Earlier today, the Federal Trade Commission (FTC) released its final report on digital consumer privacy issues after more than 450 companies, advocacy groups and individuals commented on the December 2010 draft report. The final report creates strong guidelines for protecting consumer privacy choices in the online world. The guidelines include supporting the Do Not Track browser header, advocating federal privacy legislation, and tackling the issue of online data brokers. We’re pleased by the flexible and user-centric nature of the privacy report, but we will continue to monitor how such principles are actually enacted.
Do Not Track & W3C
Echoing the support from the Obama Administration in its recent privacy white paper, the FTC praised the Do Not Track flag, which would provide an in-browser setting that users could use to tell companies that they do not want to be tracked around the web. While acknowledging the important steps media and advertising consortiums like the Digital Advertising Alliance have made toward better informing users about how behavioral advertising works, the FTC emphasized the World Wide Web Consortium’s (W3C) ongoing effort to craft meaningful standards to govern tracking in its multistakeholder process, which includes representatives from EFF. These meaningful standards will ensure that Do Not Track does not become a weakened "Do Not Target" standard. The Commission report stated: “The W3C group has made substantial progress toward a standard that is workable in the desktop and mobile settings, and has published two working drafts of its standard documents. The group’s goal is to complete a consensus standard in the coming months.”

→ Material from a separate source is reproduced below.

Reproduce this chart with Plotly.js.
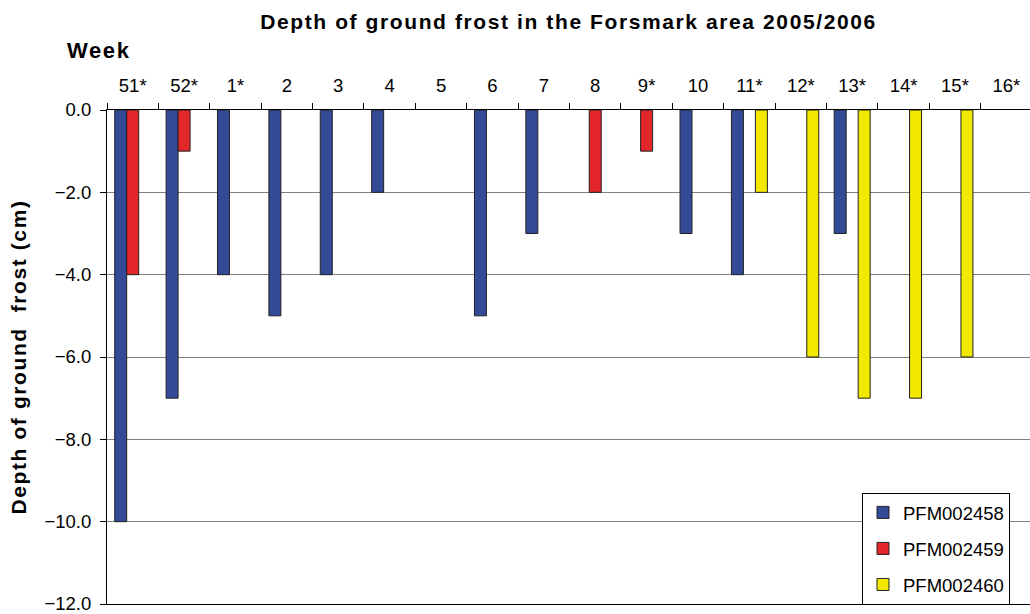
<!DOCTYPE html>
<html>
<head>
<meta charset="utf-8">
<script src="https://cdn.plot.ly/plotly-3.0.1.min.js"></script>
<style>
html,body{margin:0;padding:0;background:#fff;overflow:hidden}
.gtitle, .ytitle, .annotation-text { letter-spacing: 1.6px; }
</style>
</head>
<body>
<div id="chart" style="width:1030px;height:614px"></div>
<script>
const weeks = ["51*","52*","1*","2","3","4","5","6","7","8","9*","10","11*","12*","13*","14*","15*","16*"];
const pfm002458 = [-10,-7,-4,-5,-4,-2,null,-5,-3,null,null,-3,-4,null,-3,null,null,null];
const pfm002459 = [-4,-1,null,null,null,null,null,null,null,-2,-1,null,null,null,null,null,null,null];
const pfm002460 = [null,null,null,null,null,null,null,null,null,null,null,null,-2,-6,-7,-7,-6,null];
const seriesNames = ["PFM002458","PFM002459","PFM002460"];
const yTicks = [0,-2,-4,-6,-8,-10,-12];

const colors = ["#334A96","#E3262A","#F2E800"];
const FONT = "Arial, 'Liberation Sans', sans-serif";
const TXT = 18.5;

const data = [pfm002458, pfm002459, pfm002460].map((vals, i) => ({
  type: "bar",
  x: weeks,
  y: vals,
  name: seriesNames[i],
  legendgroup: "g" + i,
  marker: {color: colors[i], line: {color: "#222", width: 1}},
  hoverinfo: "x+y+name"
}));

const layout = {
  width: 1030, height: 614,
  margin: {l: 107, r: 0, t: 110, b: 10},
  paper_bgcolor: "#fff", plot_bgcolor: "#fff",
  font: {family: FONT, color: "#000", size: TXT},
  title: {text: "<b>Depth of ground frost in the Forsmark area 2005/2006</b>",
          font: {family: FONT, size: 21, color: "#000"},
          x: 0.5, xref: "paper", xanchor: "center", y: 0.964, yref: "container", yanchor: "middle"},
  barmode: "group", bargap: 0.3, bargroupgap: 0,
  xaxis: {
    type: "category", side: "top", range: [-0.5, 17.46],
    showline: true, linecolor: "#000", linewidth: 1, mirror: true,
    ticks: "outside", tickson: "boundaries", ticklen: 6, tickcolor: "#000",
    ticklabelstandoff: 10,
    showgrid: false, zeroline: false,
    tickfont: {family: FONT, size: TXT, color: "#000"}
  },
  yaxis: {
    range: [-12, 0], tickvals: yTicks, tickformat: ".1f",
    showline: true, linecolor: "#000", linewidth: 1,
    ticks: "outside", ticklen: 6, tickcolor: "#000",
    ticklabelstandoff: 5, ticklabeloverflow: "allow",
    showgrid: true, gridcolor: "#808080", gridwidth: 1, zeroline: false,
    tickfont: {family: FONT, size: TXT, color: "#000"},
    title: {text: "<b>Depth of ground  frost (cm)</b>", font: {family: FONT, size: 21, color: "#000"}, standoff: 12}
  },
  legend: {
    x: 0.818, y: 0.225, xanchor: "left", yanchor: "top",
    bgcolor: "#fff", bordercolor: "#000", borderwidth: 1,
    font: {family: FONT, size: TXT, color: "#000"},
    traceorder: "grouped", tracegroupgap: 9
  },
  annotations: [{
    text: "<b>Week</b>", xref: "paper", yref: "paper", x: -0.045, y: 1.12,
    xanchor: "left", yanchor: "middle", showarrow: false,
    font: {family: FONT, size: 22, color: "#000"}
  }],
  showlegend: true
};

Plotly.newPlot("chart", data, layout, {displayModeBar: false, staticPlot: true});
</script>
</body>
</html>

The issue of Do Not Track versus Do Not Target is fundamental to online behavioral tracking. In a dissenting opinion, Commissioner J. Thomas Rosch raised questions about industry figures such as the Digital Advertising Alliance’s influence on W3C process: “It may be that the firms professing an interest in self-regulation are really talking about a “Do Not Target” mechanism, which would only prevent a firm from serving targeted ads, rather than a “Do Not Track” mechanism, which would prevent the collection of consumer data altogether.”
We share Commissioner Rosch’s concerns. EFF is working through the W3C process with the good faith belief that the consensus end-result will provide users with a meaningful form of protection from tracking, not just the display of targeted advertisements. By continuing to engage in this forum with both industry figures and other consumer advocates, EFF is committed to ensuring that a real Do Not Track mechanism is created and we’re sending representatives to Washington D.C. next month to fight for users and innovators in the next W3C meeting.
We were pleased that the FTC sang the praises of the HTTPS Everywhere Firefox Addon (developed by EFF and the Tor Project) as a mechanism to give users privacy and security when they browse the web. If you haven’t downloaded HTTPS Everywhere, you should do it now—it’s free in both senses of the word and we’ve even got a beta version available for Chrome.
Advocacy groups like the Privacy Rights Clearinghouse and the World Privacy Forum have done substantial work articulating the privacy concerns around data brokers. “Data brokers” is a loose term to describe a wide amalgamation of different companies who collect data on individuals through public, semi-public, and occasionally private sources in both the online and offline worlds and then repurpose this data for business purposes, such as selling data in bulk to large advertisers or creating websites that list individual profiles of individuals. As the FTC correctly noted, many consumers are unaware that these companies exist. As the Privacy Rights Clearinghouse explains on its site, companies in this largely unregulated industry may not offer users a way to opt out of having data included in broker lists, may charge fees to have data removed, and may repost data at a later date that was suppressed at a user’s request.
The FTC articulated the problems with data brokers and reaffirmed its support for legislation that would provide individuals with access to their personal data held by these companies. In addition, the FTC urged the data broker industry to create a central website that would explain the access rights and other options (e.g. opt out choices) available to consumers and links to exercising these choices. Notably, the Privacy Rights Clearinghouse has already gotten things started with its Online Data Vendors List.
We think this is a strong first step, but the FTC could easily have urged data brokers to provide a single website through which users can opt-out of having their data listed by any online data brokers. Right now, not all data brokers provide users with a method to opt-out of having their data personally display personal data listed. A user who wants her information removed from these sites has little legal weight to force companies to respect her choice. One exception to this is California’s recently passed Personal Information: Internet Disclosure Prohibition. Introduced by Senator Ellen Corbett, the law prohibits websites from intentionally posting the home addresses of individuals enrolled in California’s Safe at Home program (such as victims of stalking and domestic violence who enroll in the state-wide address protection program). Outside of this very narrow category of users, individuals have no right to have their data suppressed from publicly displayed data broker records.
In general, we’re pleased by the new privacy framework set forth by the Commission. We hope Congress, the Commerce Department, and industry figures will turn to it as they continue crafting policy around user data in coming years.